A further aid to calculating the likely cost of a case, is that it now a professional obligation for solicitors to discuss ways of funding cases with their clients. For such discussion to be meaningful an accurate budget must have been prepared. In the past most clients, whether individuals or companies , would have financed their own litigation. A few might have qualified for legal aid, but in the present climate this has all but disappeared. However, to help companies and individuals finance legislation, there are now new options. Foremost of these has been the growth of third party funding. This is an arrangement whereby a commercial funder or investor (who is not a party to the legal proceedings) finances all or some of the legal costs, in return for an agreed share of the damages, in the event of success. Although the client foregoes a share of his award, there are advantages. Third party funders reject 90% of applications for funding, so acceptance is indication that the claim is a strong one. Without funding the client might not be able to bring the case at all, so to give up some of the winnings is a small price to pay. Where a company secures funding, it often releases resources for investment in options other than a risky law case. For it is this risk which is the unknown expense. If a case does fail, then a third party funder receives nothing and loses the investment, possibly having to pay costs. The average winning case would probably recover 80% of damages. Reducing these to say 50% for a funded case is not bad, since the risk has been diverted. Again careful costing options would have to consider insurance premiums. These might be Before the Event or After the Event. The new CPR’s have changed the guidelines here; for example, After the Event insurance premiums are no longer a recoverable cost from a losing party. Contingency fees (no win, no fee) are now permitted as a way of paying the legal bill, but these alongside Damage Based Awards are all part of the complex web of calculating the real costs of the litigation.

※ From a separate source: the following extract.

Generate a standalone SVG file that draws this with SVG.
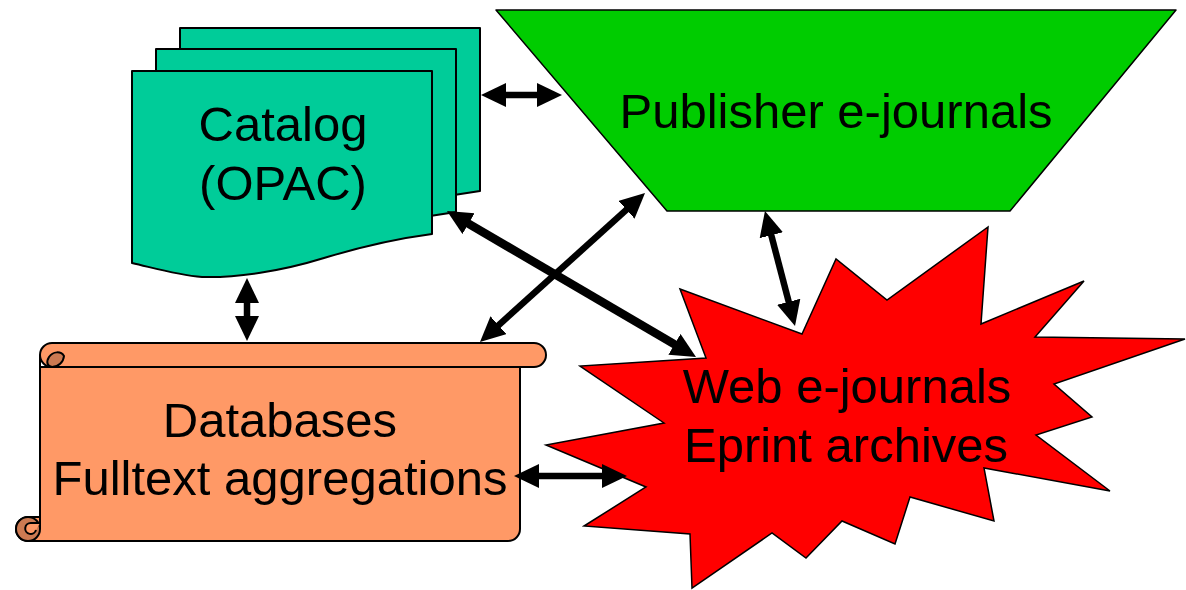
<svg xmlns="http://www.w3.org/2000/svg" xmlns:xlink="http://www.w3.org/1999/xlink" width="1186" height="590" viewBox="0 0 1186 590">
<style>
.lbl{font-family:"Liberation Sans",Arial,sans-serif;font-size:49px;fill:#000;text-anchor:middle}
.doc{fill:#00CC99;stroke:#000;stroke-width:2;stroke-linejoin:round}
.scroll{fill:#FF9966;stroke:#000;stroke-width:2;stroke-linejoin:round}
.curl{fill:#CC7A52;stroke:#000;stroke-width:2;stroke-linejoin:round}
.conn{stroke:#000;stroke-width:6.5;fill:none;marker-start:url(#ah);marker-end:url(#ah)}
</style>
<defs>
<marker id="ah" markerUnits="userSpaceOnUse" markerWidth="32" markerHeight="32" refX="15" refY="12" orient="auto-start-reverse">
<path d="M0,0 L25,12 L0,24 Z" fill="#000"/>
</marker>
<path id="docshape" d="M0,0 H300 V163 C262,168 228,176 192,187 C150,200 105,207 70,206 C45,204 22,197 0,192 Z"/>
</defs>

<g id="catalog">
<use xlink:href="#docshape" class="doc" transform="translate(180,28)"/>
<use xlink:href="#docshape" class="doc" transform="translate(156,49)"/>
<use xlink:href="#docshape" class="doc" transform="translate(132,71)"/>
<text class="lbl" x="283" y="141">Catalog</text>
<text class="lbl" x="283" y="200">(OPAC)</text>
</g>

<g id="publisher">
<polygon points="496,10 1176,10 1010,211 667,211" fill="#00CC00" stroke="#000" stroke-width="1.5" stroke-linejoin="round"/>
<text class="lbl" x="836" y="128">Publisher e-journals</text>
</g>

<g id="web">
<polygon points="680,289 802,334 836,259 887,300 988,227 981,324 1084,281 1035,337 1185,339 1054,384 1092,417 1036,435 1110,491 984,468 994,521 910,497 895,544 842,521 806,558 772,533 692,588 690,534 584,526 646,487 546,445 664,423 580,366 706,358" fill="#FF0000" stroke="#000" stroke-width="1.5" stroke-linejoin="miter"/>
<text class="lbl" x="847" y="403">Web e-journals</text>
<text class="lbl" x="846" y="462">Eprint archives</text>
</g>

<g id="databases">
<path class="scroll" d="M40,367 H520 V529 A12,12 0 0 1 508,541 H28 A12,12 0 0 1 16,529 A12,12 0 0 1 28,517 H40 Z"/>
<path class="scroll" d="M52,343 H534 A12,12 0 0 1 534,367 H52 A12,12 0 0 1 52,343 Z"/>
<path class="curl" d="M52,367 A12,12 0 0 0 64,356 C61,351 53,351 49,357 C46,362 47,366 52,367 Z"/>
<path d="M40,355 V529" stroke="#000" stroke-width="2" fill="none"/>
<circle class="curl" cx="28" cy="529" r="12"/>
<path d="M40,523 H31 A5.5,5.5 0 1 0 36,530" stroke="#000" stroke-width="2" fill="#FF9966"/>
<path d="M40,517 V523" stroke="#000" stroke-width="2"/>
<text class="lbl" x="280" y="437">Databases</text>
<text class="lbl" x="280" y="495">Fulltext aggregations</text>
</g>

<g id="connectors">
<line class="conn" x1="491" y1="95" x2="552" y2="95"/>
<line class="conn" x1="247" y1="288" x2="247" y2="331"/>
<line class="conn" x1="637.6" y1="199.7" x2="487.4" y2="335.3"/>
<line class="conn" x1="455.6" y1="216.1" x2="687.4" y2="351.9" style="stroke-width:8.5"/>
<line class="conn" x1="767.5" y1="220.7" x2="792.5" y2="316.3"/>
<line class="conn" x1="524" y1="476" x2="617" y2="476"/>
</g>
</svg>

So clearly calculation of the cost of a court case is complicated and open to many variables. In stark monetary terms a fairly average bill for a run-of-the-mill dispute in the High Court has been calculated at £50,000 as a minimum. But remember the variables and funding options. The best advice is to choose a good law firm and one that is up to speed on all the recent costs legislation and rules since April 2013. At least these make budgeting compulsory!